Brief:
State how many lines hold the word "this", with no other words.

Input rows:
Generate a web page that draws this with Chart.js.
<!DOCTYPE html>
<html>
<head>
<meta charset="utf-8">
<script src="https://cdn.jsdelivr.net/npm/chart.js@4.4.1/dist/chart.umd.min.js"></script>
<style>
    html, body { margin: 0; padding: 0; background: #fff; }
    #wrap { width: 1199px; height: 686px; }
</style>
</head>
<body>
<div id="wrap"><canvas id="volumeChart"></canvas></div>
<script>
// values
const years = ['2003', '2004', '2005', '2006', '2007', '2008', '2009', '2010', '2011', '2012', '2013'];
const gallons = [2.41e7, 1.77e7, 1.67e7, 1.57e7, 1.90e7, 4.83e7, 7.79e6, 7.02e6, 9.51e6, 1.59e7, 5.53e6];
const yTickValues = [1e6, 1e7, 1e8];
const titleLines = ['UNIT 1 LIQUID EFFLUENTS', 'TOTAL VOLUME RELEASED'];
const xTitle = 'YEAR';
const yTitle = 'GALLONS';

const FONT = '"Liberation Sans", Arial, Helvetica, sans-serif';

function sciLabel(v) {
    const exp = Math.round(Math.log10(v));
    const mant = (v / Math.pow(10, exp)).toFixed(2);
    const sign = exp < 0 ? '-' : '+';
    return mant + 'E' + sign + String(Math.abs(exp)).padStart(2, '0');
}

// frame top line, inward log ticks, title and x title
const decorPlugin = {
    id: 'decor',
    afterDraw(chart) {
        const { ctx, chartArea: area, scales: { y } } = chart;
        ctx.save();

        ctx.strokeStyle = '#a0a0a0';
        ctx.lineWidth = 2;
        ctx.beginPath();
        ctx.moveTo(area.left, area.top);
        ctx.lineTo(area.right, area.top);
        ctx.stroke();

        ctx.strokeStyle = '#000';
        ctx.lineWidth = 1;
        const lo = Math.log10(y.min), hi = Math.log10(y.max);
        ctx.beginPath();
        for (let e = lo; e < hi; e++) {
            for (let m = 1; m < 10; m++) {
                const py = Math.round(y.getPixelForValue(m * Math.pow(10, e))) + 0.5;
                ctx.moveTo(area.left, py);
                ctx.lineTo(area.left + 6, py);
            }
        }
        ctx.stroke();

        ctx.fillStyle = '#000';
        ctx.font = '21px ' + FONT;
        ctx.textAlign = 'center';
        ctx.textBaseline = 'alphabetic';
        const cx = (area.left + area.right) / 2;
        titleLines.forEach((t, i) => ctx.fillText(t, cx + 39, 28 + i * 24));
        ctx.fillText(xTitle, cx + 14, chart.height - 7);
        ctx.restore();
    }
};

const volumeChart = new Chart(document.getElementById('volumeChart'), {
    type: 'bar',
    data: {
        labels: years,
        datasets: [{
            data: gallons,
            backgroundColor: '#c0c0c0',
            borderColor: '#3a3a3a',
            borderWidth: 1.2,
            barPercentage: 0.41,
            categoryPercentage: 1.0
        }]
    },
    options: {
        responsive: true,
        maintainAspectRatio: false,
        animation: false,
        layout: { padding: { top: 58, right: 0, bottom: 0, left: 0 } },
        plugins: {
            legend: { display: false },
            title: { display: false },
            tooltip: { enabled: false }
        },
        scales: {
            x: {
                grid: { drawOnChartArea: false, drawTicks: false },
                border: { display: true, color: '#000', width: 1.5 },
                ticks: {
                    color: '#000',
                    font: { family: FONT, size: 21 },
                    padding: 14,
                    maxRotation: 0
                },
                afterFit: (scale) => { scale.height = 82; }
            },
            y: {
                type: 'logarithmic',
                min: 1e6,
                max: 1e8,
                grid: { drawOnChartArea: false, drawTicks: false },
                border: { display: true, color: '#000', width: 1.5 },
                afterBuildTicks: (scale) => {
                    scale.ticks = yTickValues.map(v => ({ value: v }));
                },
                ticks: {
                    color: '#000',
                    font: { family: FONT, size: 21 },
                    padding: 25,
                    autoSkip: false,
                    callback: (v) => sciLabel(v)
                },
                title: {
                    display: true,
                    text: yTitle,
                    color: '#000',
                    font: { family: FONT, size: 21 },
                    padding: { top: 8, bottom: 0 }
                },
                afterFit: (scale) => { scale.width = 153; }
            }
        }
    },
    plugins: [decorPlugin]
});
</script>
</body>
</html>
--
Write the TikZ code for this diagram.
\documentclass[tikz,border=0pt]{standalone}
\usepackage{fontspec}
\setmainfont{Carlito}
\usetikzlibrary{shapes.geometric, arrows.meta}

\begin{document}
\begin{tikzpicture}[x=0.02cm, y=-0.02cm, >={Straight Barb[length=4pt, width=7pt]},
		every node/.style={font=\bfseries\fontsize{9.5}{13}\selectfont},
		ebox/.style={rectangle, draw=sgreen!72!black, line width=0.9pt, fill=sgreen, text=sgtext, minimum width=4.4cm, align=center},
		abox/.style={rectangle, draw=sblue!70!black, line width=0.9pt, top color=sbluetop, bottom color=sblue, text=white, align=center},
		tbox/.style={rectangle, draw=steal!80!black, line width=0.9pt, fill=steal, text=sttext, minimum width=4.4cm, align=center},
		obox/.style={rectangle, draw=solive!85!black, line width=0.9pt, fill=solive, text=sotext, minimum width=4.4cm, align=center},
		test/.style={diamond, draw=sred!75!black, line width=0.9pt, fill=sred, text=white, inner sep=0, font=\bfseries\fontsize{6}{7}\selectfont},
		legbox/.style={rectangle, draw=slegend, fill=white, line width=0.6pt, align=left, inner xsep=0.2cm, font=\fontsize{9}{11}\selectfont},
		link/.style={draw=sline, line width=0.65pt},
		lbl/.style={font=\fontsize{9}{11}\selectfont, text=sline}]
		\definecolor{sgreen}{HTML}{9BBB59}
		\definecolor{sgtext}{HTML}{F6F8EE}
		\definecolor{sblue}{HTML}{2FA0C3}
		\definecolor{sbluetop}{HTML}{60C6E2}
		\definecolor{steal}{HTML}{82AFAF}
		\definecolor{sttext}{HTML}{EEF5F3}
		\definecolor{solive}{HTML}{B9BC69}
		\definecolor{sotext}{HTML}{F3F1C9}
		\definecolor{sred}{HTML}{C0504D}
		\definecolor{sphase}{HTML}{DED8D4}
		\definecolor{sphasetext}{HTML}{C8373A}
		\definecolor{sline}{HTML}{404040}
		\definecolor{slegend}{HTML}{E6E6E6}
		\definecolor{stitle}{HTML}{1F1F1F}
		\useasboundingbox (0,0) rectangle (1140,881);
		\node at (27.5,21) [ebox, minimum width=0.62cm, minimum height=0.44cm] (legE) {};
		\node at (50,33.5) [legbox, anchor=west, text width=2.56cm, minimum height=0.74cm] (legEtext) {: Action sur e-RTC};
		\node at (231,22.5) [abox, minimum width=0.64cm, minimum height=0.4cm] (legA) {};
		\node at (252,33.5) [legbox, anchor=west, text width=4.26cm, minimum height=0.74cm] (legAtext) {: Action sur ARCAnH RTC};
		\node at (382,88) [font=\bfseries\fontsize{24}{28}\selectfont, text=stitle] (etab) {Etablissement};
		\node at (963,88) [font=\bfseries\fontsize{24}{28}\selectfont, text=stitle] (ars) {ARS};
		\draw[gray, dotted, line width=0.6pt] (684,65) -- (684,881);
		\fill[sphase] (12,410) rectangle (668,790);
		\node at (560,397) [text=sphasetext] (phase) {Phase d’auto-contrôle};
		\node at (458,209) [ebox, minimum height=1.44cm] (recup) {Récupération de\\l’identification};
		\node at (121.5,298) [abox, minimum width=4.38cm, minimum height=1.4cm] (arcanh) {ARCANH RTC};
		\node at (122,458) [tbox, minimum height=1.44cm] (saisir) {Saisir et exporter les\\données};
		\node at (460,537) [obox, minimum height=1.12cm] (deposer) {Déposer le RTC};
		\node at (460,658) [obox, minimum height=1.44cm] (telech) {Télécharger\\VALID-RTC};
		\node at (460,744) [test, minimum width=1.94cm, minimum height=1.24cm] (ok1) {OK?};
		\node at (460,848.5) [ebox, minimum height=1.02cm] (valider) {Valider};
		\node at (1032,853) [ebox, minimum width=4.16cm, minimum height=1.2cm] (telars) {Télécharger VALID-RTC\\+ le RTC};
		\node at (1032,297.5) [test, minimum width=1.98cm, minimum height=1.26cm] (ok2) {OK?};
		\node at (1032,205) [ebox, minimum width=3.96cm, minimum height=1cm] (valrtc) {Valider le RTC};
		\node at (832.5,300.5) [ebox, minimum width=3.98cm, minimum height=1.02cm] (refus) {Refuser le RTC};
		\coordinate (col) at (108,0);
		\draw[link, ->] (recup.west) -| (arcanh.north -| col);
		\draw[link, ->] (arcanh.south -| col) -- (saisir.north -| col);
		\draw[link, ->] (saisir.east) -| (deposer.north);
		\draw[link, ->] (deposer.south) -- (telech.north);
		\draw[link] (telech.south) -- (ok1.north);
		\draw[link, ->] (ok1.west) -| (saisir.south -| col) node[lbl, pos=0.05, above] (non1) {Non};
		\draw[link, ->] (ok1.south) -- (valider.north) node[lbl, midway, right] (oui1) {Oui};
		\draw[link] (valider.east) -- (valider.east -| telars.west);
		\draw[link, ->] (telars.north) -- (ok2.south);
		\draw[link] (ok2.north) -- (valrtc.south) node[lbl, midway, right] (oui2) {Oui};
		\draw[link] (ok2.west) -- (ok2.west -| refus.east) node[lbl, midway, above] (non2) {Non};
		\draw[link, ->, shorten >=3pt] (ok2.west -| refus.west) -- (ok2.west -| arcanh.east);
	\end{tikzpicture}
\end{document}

Worked solution:
2